Sheng Bao saw enormous room for improvement for financial institutions that focus on local communities and provide attentive services but noted a yawning talent gap for those who have a passion for inclusive finance. He suggested that regulators should provide more support and differentiated policies for microfinance and encourage market competition. In doing so, inclusive finance and rural finance will breathe more warmth and wisdom.

Hua Cheng talked about Japan’s practices in rural finance, where the Japan Agricultural Cooperatives served as an important organization to provide a full range of support for farmers including financial services. Farmers and MSMEs in Japan only need to focus on their business operations, because their regular financial needs can be met easily.

According to Dexiang Chen, rural finance is of the people, by the people, and for the people. Instead of following rigid rules, service providers should offer a wide range of fundamental services by taking into account local customs and practices, so as to improve credit awareness and financial literacy. At the grassroots level, a large number of employees are needed to reach out to local communities. They are encouraged to communicate with customers in local dialects and slang and help them out like their neighbors with their financing and marketing difficulties and even farm work, if necessary, during busy farming seasons. The warmth of the helping hand is not easily conveyed by digital technology.

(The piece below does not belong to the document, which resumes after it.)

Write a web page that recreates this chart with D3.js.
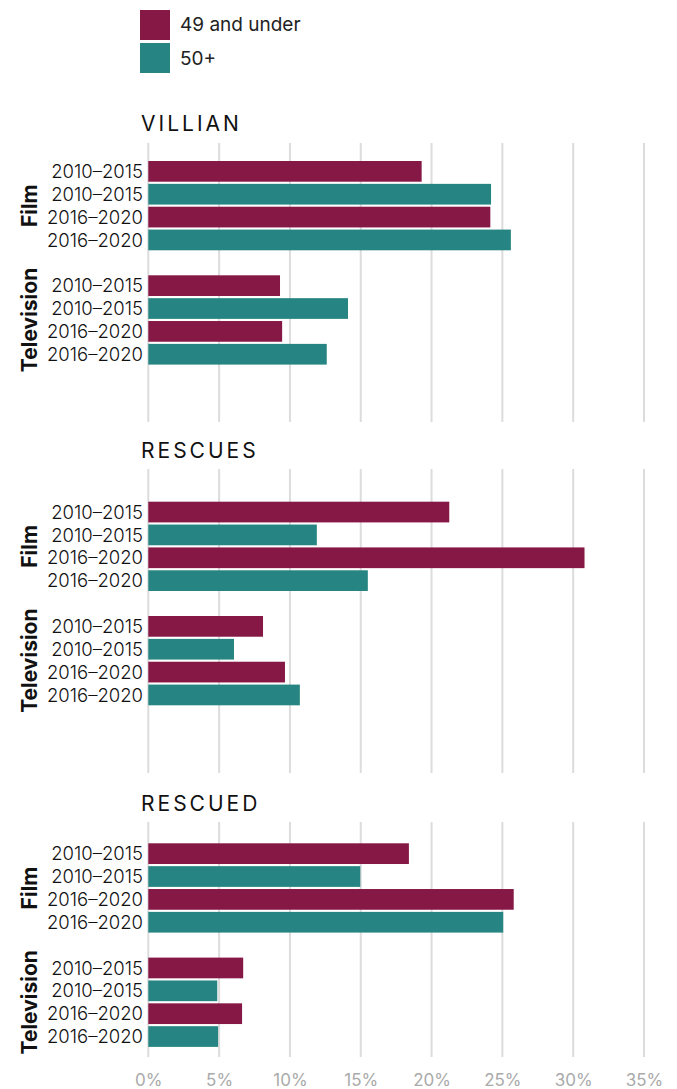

Based on the experience of its bank, Chaoyang Huang believes that financial professionals serving MSMEs are also disseminators of financial knowledge. Many MSMEs do not have financial statements, and some are not even transparent or do not follow standard procedures. So, they have to teach them all the basics, including the importance of bank transfers and credit lines and the consequences of default, and keep them posted on the supporting policies and tax incentives of the state. Account managers of inclusive finance should be familiar with all the above-mentioned information and they take on many social responsibilities beyond financial ones.

At the same time, Mr. Huang also stressed that account managers need to conduct onsite investigations to determine whether the financial status of their customers is healthy, sub-healthy, or unhealthy. It is the core of risk control in microfinance.

Xuelong Zheng argued that although from the perspective of bank management, account managers of microfinance may not be as effective as corporate account managers in terms of credit growth and interest income, they made significant contributions to other aspects, so they deserve more diverse evaluation criteria. For example, the high value-added contribution of microcredit to the economy is reflected in their low capital consumption, long-term investment in the development of the basic customer group, and their contribution to small, decentralized, and non-cyclical loans.

In the concluding remarks, Prof. Bei highlighted the importance of well-defined roles of large banks, small banks, cooperative finance, and digital finance in serving the main customer base of inclusive finance. He called for competition among these institutions to better tackle the challenges faced by inclusive finance and rural finance. Moreover, after conducting visits and research, it was found that many frontline inclusive finance practitioners not only focus on business activities but also engage in financial literacy projects, thereby facilitating mutual growth between financial institutions and their customers and contributing to the overall financial health and high-quality development of inclusive finance.